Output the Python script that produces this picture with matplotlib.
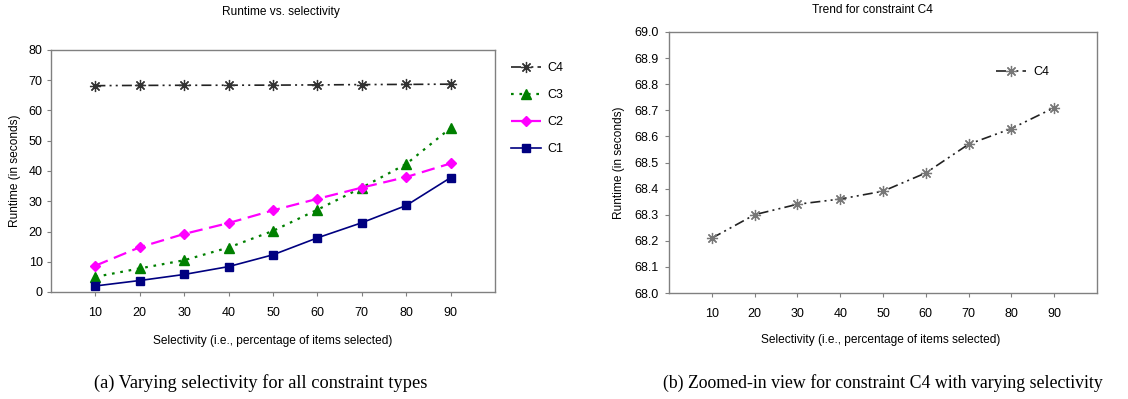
import matplotlib
matplotlib.use("Agg")
import matplotlib.pyplot as plt

plt.rcParams['font.family'] = ['Liberation Sans', 'DejaVu Sans']

selectivity = [10, 20, 30, 40, 50, 60, 70, 80, 90]
c4 = [68.21, 68.30, 68.34, 68.36, 68.39, 68.46, 68.57, 68.63, 68.71]
c3 = [5.0, 7.8, 10.5, 14.7, 20.2, 27.2, 34.5, 42.3, 54.2]
c2 = [8.7, 14.8, 19.2, 22.8, 27.0, 30.8, 34.5, 38.0, 42.5]
c1 = [2.0, 3.8, 5.8, 8.4, 12.3, 17.9, 22.9, 28.6, 37.8]
left_yticks = [0, 10, 20, 30, 40, 50, 60, 70, 80]
right_yticks = [68.0, 68.1, 68.2, 68.3, 68.4, 68.5, 68.6, 68.7, 68.8, 68.9, 69.0]

W, H = 1128, 399
fig = plt.figure(figsize=(W / 100, H / 100), dpi=100)

def frac_box(x0, x1, ytop, ybot):
    return [x0 / W, 1 - ybot / H, (x1 - x0) / W, (ybot - ytop) / H]

axL = fig.add_axes(frac_box(51, 495, 50, 292))
axR = fig.add_axes(frac_box(669, 1097, 32, 293))

pos = list(range(1, len(selectivity) + 1))
gray = '#808080'
ast = (8, 2, 0)
c4_dash = (6, 2.5, 1.2, 2.5, 1.2, 2.5)

axL.plot(pos, c4, label='C4', color='#222222', lw=1.2, dashes=c4_dash,
         marker=ast, ms=8, mec='#333333', mew=0.9)
axL.plot(pos, c3, label='C3', color='#008000', lw=1.6, dashes=(1.2, 2.6),
         marker='^', ms=6.5, mec='#008000', mfc='#008000')
axL.plot(pos, c2, label='C2', color='#FF00FF', lw=1.6, dashes=(6, 3),
         marker='D', ms=5, mec='#FF00FF', mfc='#FF00FF')
axL.plot(pos, c1, label='C1', color='#000080', lw=1.2,
         marker='s', ms=6, mec='#000080', mfc='#000080')

axR.plot(pos, c4, label='C4', color='#222222', lw=1.2, dashes=c4_dash,
         marker=ast, ms=8, mec='#777777', mew=0.9)

for ax, yt, fmt in ((axL, left_yticks, '{:g}'), (axR, right_yticks, '{:.1f}')):
    ax.set_xlim(0, 10)
    ax.set_xticks(pos)
    ax.set_xticklabels([str(s) for s in selectivity])
    ax.set_yticks(yt)
    ax.set_yticklabels([fmt.format(v) for v in yt])
    ax.set_ylim(yt[0], yt[-1])
    for sp in ax.spines.values():
        sp.set_color(gray)
        sp.set_linewidth(1.0)
    ax.tick_params(axis='x', direction='out', length=3, width=0.8, color=gray,
                   pad=8, labelsize=9)
    ax.tick_params(axis='y', direction='out', length=3, width=0.8, color=gray,
                   labelsize=9)
    ax.set_xlabel('Selectivity (i.e., percentage of items selected)', fontsize=8.6)
    ax.set_ylabel('Runtime (in seconds)', fontsize=8.6)

axL.tick_params(axis='y', pad=3)
axR.tick_params(axis='y', pad=4.5)
axL.xaxis.set_label_coords(0.5, -0.178)
axR.xaxis.set_label_coords(0.495, -0.157)
axL.yaxis.set_label_coords(-0.0675, 0.5)
axR.yaxis.set_label_coords(-0.103, 0.5)

fig.text(281 / W, 1 - 12 / H, 'Runtime vs. selectivity', ha='center', va='center', fontsize=8.6)
fig.text(872 / W, 1 - 10 / H, 'Trend for constraint C4', ha='center', va='center', fontsize=8.6)

hL, lL = axL.get_legend_handles_labels()
fig.legend(hL, lL, loc='upper left', bbox_to_anchor=(505 / W, 1 - 56 / H),
           frameon=False, fontsize=9, handlelength=2.4, handletextpad=0.5,
           labelspacing=1.2, borderpad=0)
hR, lR = axR.get_legend_handles_labels()
fig.legend(hR, lR, loc='upper left', bbox_to_anchor=(990 / W, 1 - 60 / H),
           frameon=False, fontsize=9, handlelength=2.4, handletextpad=0.6,
           borderpad=0)

serif = ['Liberation Serif', 'DejaVu Serif']
fig.text(261 / W, 1 - 383 / H, '(a) Varying selectivity for all constraint types',
         ha='center', va='center', fontsize=13.2, family=serif)
fig.text(883 / W, 1 - 383 / H, '(b) Zoomed-in view for constraint C4 with varying selectivity',
         ha='center', va='center', fontsize=12.8, family=serif)

fig.savefig('out.png', dpi=100, facecolor='white')
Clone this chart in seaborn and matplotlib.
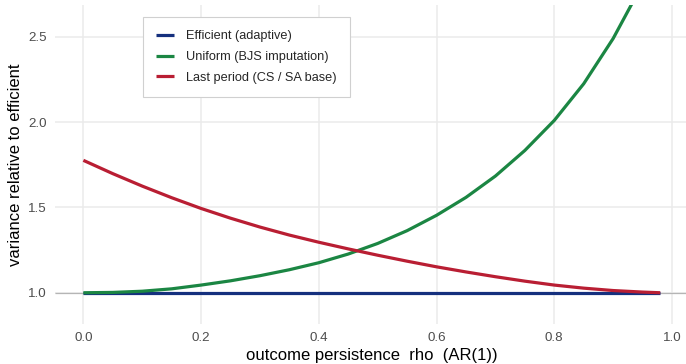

(AIM)
Select and copy every line from the records that includes the word "with".

(SOLUTION)
Output the Python script that produces this picture with matplotlib.
fig.text(883 / W, 1 - 383 / H, '(b) Zoomed-in view for constraint C4 with varying selectivity',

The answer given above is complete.